_YOUR OBJECTIVE:_ The material below should be written out in full and exactly; pictures stay out of the copy.
-- begin SOURCE MATERIAL --
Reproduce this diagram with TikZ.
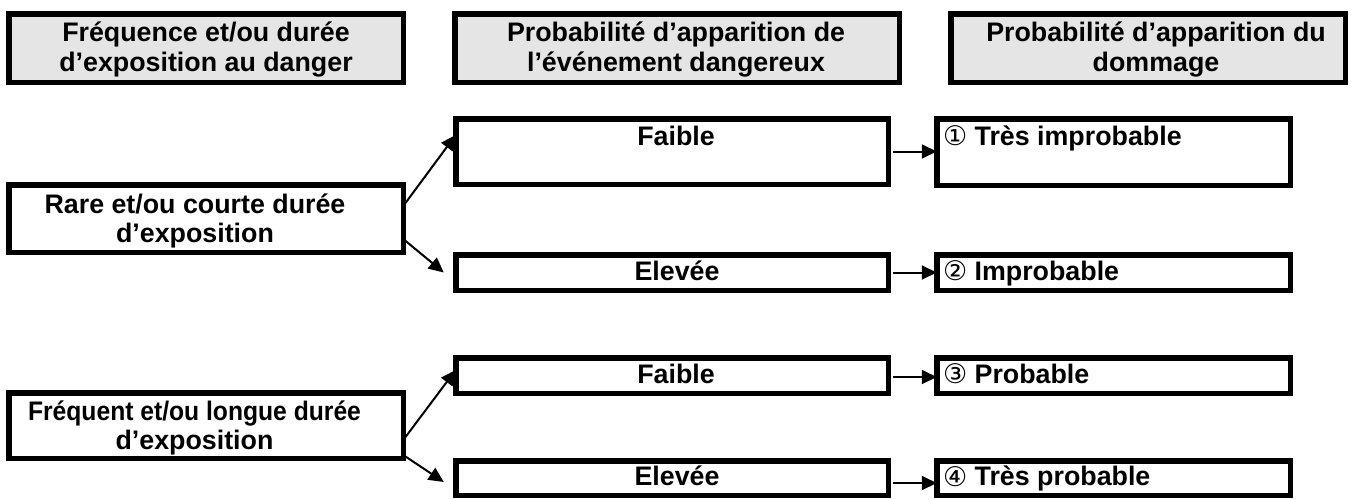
\documentclass[tikz,border=0pt]{standalone}
\usepackage{fontspec}
\setmainfont{Liberation Sans}
\newfontfamily\symfont{DejaVu Sans}
\usetikzlibrary{arrows.meta}
\newcommand{\circnum}[1]{{\fontsize{27}{27}\selectfont\symfont\mdseries\raisebox{-0.5pt}{#1}}}
\begin{document}
\begin{tikzpicture}[x=1pt,y=-1pt,
  every node/.style={inner sep=0pt, outer sep=0pt, font=\fontsize{26.8}{29.5}\selectfont\bfseries},
  hdr/.style={draw=black, line width=5.5pt, fill=gray!20},
  boxx/.style={draw=black, line width=5.5pt, fill=white},
  lbl/.style={align=center},
  conn/.style={line width=2pt, -{Triangle[length=15pt,width=14pt]}}]
\useasboundingbox (0,0) rectangle (1352,499);
% headers
\node[hdr, minimum width=394.5pt, minimum height=68.5pt] (h1) at (206,48) {};
\node[hdr, minimum width=444.5pt, minimum height=68.5pt] (h2) at (677,48) {};
\node[hdr, minimum width=394.5pt, minimum height=68.5pt] (h3) at (1148,48) {};
\node[lbl] (h1t) at (206,49.5) {Fréquence et/ou durée\\d’exposition au danger};
\node[lbl] (h2t) at (676,49.5) {Probabilité d’apparition de\\l’événement dangereux};
\node[lbl] (h3t) at (1156,49.5) {Probabilité d’apparition du\\dommage};
% left boxes
\node[boxx, minimum width=394.5pt, minimum height=67.5pt] (l1) at (206,218.5) {};
\node[boxx, minimum width=394.5pt, minimum height=65.5pt] (l2) at (206,425.5) {};
\node[lbl] (l1t) at (195,221) {Rare et/ou courte durée\\d’exposition};
\node[lbl] (l2t) at (194.5,428) {\scalebox{0.92}[1]{Fréquent et/ou longue durée}\\d’exposition};
% middle boxes
\node[boxx, minimum width=432.5pt, minimum height=65.5pt] (m1) at (672,151.5) {};
\node[boxx, minimum width=432.5pt, minimum height=35.5pt] (m2) at (672,272.5) {};
\node[boxx, minimum width=432.5pt, minimum height=35.5pt] (m3) at (672,375.5) {};
\node[boxx, minimum width=432.5pt, minimum height=34.5pt] (m4) at (672,478) {};
\node[anchor=base] (m1t) at (676,145) {Faible};
\node[anchor=base] (m2t) at (677,280) {Elevée};
\node[anchor=base] (m3t) at (676,383) {Faible};
\node[anchor=base] (m4t) at (677,485.5) {Elevée};
% right boxes
\node[boxx, minimum width=353.5pt, minimum height=66.5pt] (r1) at (1113.5,152) {};
\node[boxx, minimum width=353.5pt, minimum height=35.5pt] (r2) at (1113.5,272.5) {};
\node[boxx, minimum width=353.5pt, minimum height=35.5pt] (r3) at (1113.5,375.5) {};
\node[boxx, minimum width=353.5pt, minimum height=34.5pt] (r4) at (1113.5,478) {};
\node[anchor=base west] (r1t) at (943,145) {\circnum{①} Très improbable};
\node[anchor=base west] (r2t) at (943,280) {\circnum{②} Improbable};
\node[anchor=base west] (r3t) at (943,383) {\circnum{③} Probable};
\node[anchor=base west] (r4t) at (943,485.5) {\circnum{④} Très probable};
% connectors
\coordinate (s3) at ([xshift=4.5pt,yshift=-1.5pt]m3.east);
\coordinate (s4) at ([xshift=4.5pt,yshift=-5pt]m4.east);
\draw[conn] ([yshift=12.5pt]l1.east) -- ([yshift=16.5pt]m1.west);
\draw[conn] ([yshift=-20.5pt]l1.east) -- ([xshift=-12pt]m2.west);
\draw[conn] ([yshift=-14.5pt]l2.east) -- ([yshift=5.5pt]m3.west);
\draw[conn] ([yshift=-29.5pt]l2.east) -- ([xshift=-12pt,yshift=-4pt]m4.west);
\draw[conn] ([xshift=4.5pt]m1.east) -- (r1.west |- m1.east);
\draw[conn] ([xshift=4.5pt]m2.east) -- (r2.west |- m2.east);
\draw[conn] (s3) -- (r3.west |- s3);
\draw[conn] (s4) -- (r4.west |- s4);
\end{tikzpicture}
\end{document}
-- end SOURCE MATERIAL --
_SOLVED EXERCISE:_
Reproduce this diagram with TikZ.
\documentclass[tikz,border=0pt]{standalone}
\usepackage{fontspec}
\setmainfont{Liberation Sans}
\newfontfamily\symfont{DejaVu Sans}
\usetikzlibrary{arrows.meta}
\newcommand{\circnum}[1]{{\fontsize{27}{27}\selectfont\symfont\mdseries\raisebox{-0.5pt}{#1}}}
\begin{document}
\begin{tikzpicture}[x=1pt,y=-1pt,
  every node/.style={inner sep=0pt, outer sep=0pt, font=\fontsize{26.8}{29.5}\selectfont\bfseries},
  hdr/.style={draw=black, line width=5.5pt, fill=gray!20},
  boxx/.style={draw=black, line width=5.5pt, fill=white},
  lbl/.style={align=center},
  conn/.style={line width=2pt, -{Triangle[length=15pt,width=14pt]}}]
\useasboundingbox (0,0) rectangle (1352,499);
% headers
\node[hdr, minimum width=394.5pt, minimum height=68.5pt] (h1) at (206,48) {};
\node[hdr, minimum width=444.5pt, minimum height=68.5pt] (h2) at (677,48) {};
\node[hdr, minimum width=394.5pt, minimum height=68.5pt] (h3) at (1148,48) {};
\node[lbl] (h1t) at (206,49.5) {Fréquence et/ou durée\\d’exposition au danger};
\node[lbl] (h2t) at (676,49.5) {Probabilité d’apparition de\\l’événement dangereux};
\node[lbl] (h3t) at (1156,49.5) {Probabilité d’apparition du\\dommage};
% left boxes
\node[boxx, minimum width=394.5pt, minimum height=67.5pt] (l1) at (206,218.5) {};
\node[boxx, minimum width=394.5pt, minimum height=65.5pt] (l2) at (206,425.5) {};
\node[lbl] (l1t) at (195,221) {Rare et/ou courte durée\\d’exposition};
\node[lbl] (l2t) at (194.5,428) {\scalebox{0.92}[1]{Fréquent et/ou longue durée}\\d’exposition};
% middle boxes
\node[boxx, minimum width=432.5pt, minimum height=65.5pt] (m1) at (672,151.5) {};
\node[boxx, minimum width=432.5pt, minimum height=35.5pt] (m2) at (672,272.5) {};
\node[boxx, minimum width=432.5pt, minimum height=35.5pt] (m3) at (672,375.5) {};
\node[boxx, minimum width=432.5pt, minimum height=34.5pt] (m4) at (672,478) {};
\node[anchor=base] (m1t) at (676,145) {Faible};
\node[anchor=base] (m2t) at (677,280) {Elevée};
\node[anchor=base] (m3t) at (676,383) {Faible};
\node[anchor=base] (m4t) at (677,485.5) {Elevée};
% right boxes
\node[boxx, minimum width=353.5pt, minimum height=66.5pt] (r1) at (1113.5,152) {};
\node[boxx, minimum width=353.5pt, minimum height=35.5pt] (r2) at (1113.5,272.5) {};
\node[boxx, minimum width=353.5pt, minimum height=35.5pt] (r3) at (1113.5,375.5) {};
\node[boxx, minimum width=353.5pt, minimum height=34.5pt] (r4) at (1113.5,478) {};
\node[anchor=base west] (r1t) at (943,145) {\circnum{①} Très improbable};
\node[anchor=base west] (r2t) at (943,280) {\circnum{②} Improbable};
\node[anchor=base west] (r3t) at (943,383) {\circnum{③} Probable};
\node[anchor=base west] (r4t) at (943,485.5) {\circnum{④} Très probable};
% connectors
\coordinate (s3) at ([xshift=4.5pt,yshift=-1.5pt]m3.east);
\coordinate (s4) at ([xshift=4.5pt,yshift=-5pt]m4.east);
\draw[conn] ([yshift=12.5pt]l1.east) -- ([yshift=16.5pt]m1.west);
\draw[conn] ([yshift=-20.5pt]l1.east) -- ([xshift=-12pt]m2.west);
\draw[conn] ([yshift=-14.5pt]l2.east) -- ([yshift=5.5pt]m3.west);
\draw[conn] ([yshift=-29.5pt]l2.east) -- ([xshift=-12pt,yshift=-4pt]m4.west);
\draw[conn] ([xshift=4.5pt]m1.east) -- (r1.west |- m1.east);
\draw[conn] ([xshift=4.5pt]m2.east) -- (r2.west |- m2.east);
\draw[conn] (s3) -- (r3.west |- s3);
\draw[conn] (s4) -- (r4.west |- s4);
\end{tikzpicture}
\end{document}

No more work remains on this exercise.